A moment ago I found myself saying that “I’m done apologizing for my gay male fetish.” But you know what? It’s not fetishism, for me or, I suspect, for many other slash writers. Fetishism is taking one part or aspect of something and attributing mystical powers to it, so that it fills in for something in yourself you feel you lack. Fetishism leads to objectification, which denies the individuality and subjectivity of those you fetishize. Cathexis is different. (I know, it’s an obscure word, and it sounds all professory and elitist, but it’s such a precise term I really need to use it.)

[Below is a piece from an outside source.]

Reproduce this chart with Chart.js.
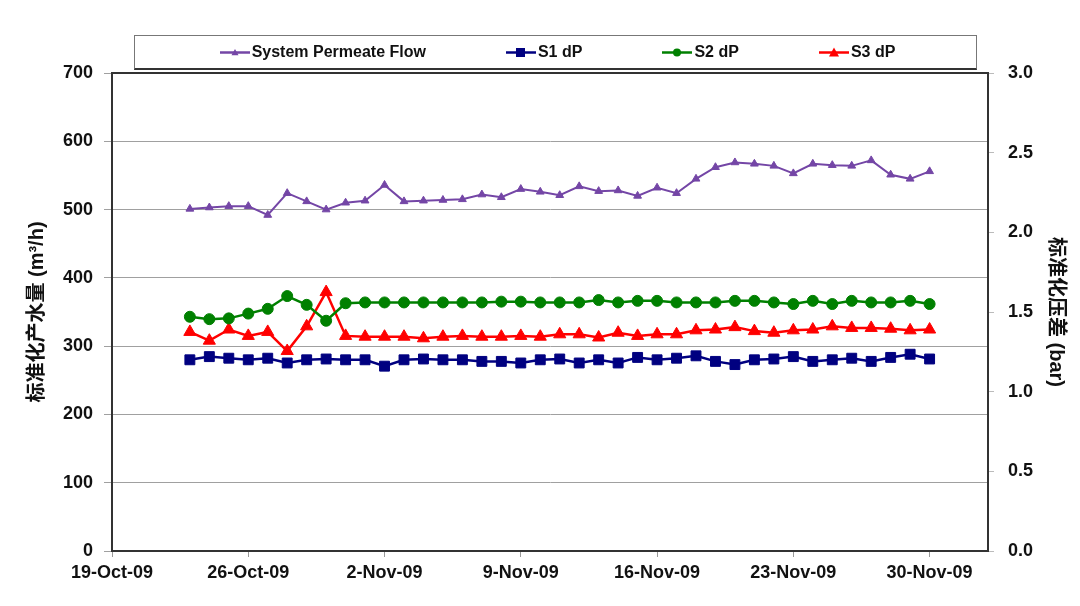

Cathexis is investing erotic and emotional energy into a person, situation, object or act. Cathexis, unlike fetishism, doesn’t fill in for a lack, but adds to and enables parts of yourself and the world you haven’t fully understood. Cathexis draws out and enhances libido; the object of cathexis is like a magnet pulling out of you desires that you haven’t accessed otherwise. Most importantly, cathexis is strongest when you attend to the specific, unique characteristics of your object. Fetishism means mystifying; cathexis means paying attention. The fetish loses its power when you learn about who or what it really is; cathexis gets stronger the more you know about your desire and its object.
So: I’m done apologizing for my gay male cathexis. I’m not quite sure exactly what it’s enabling in me, but I’m a better, happier, more creative person because of it.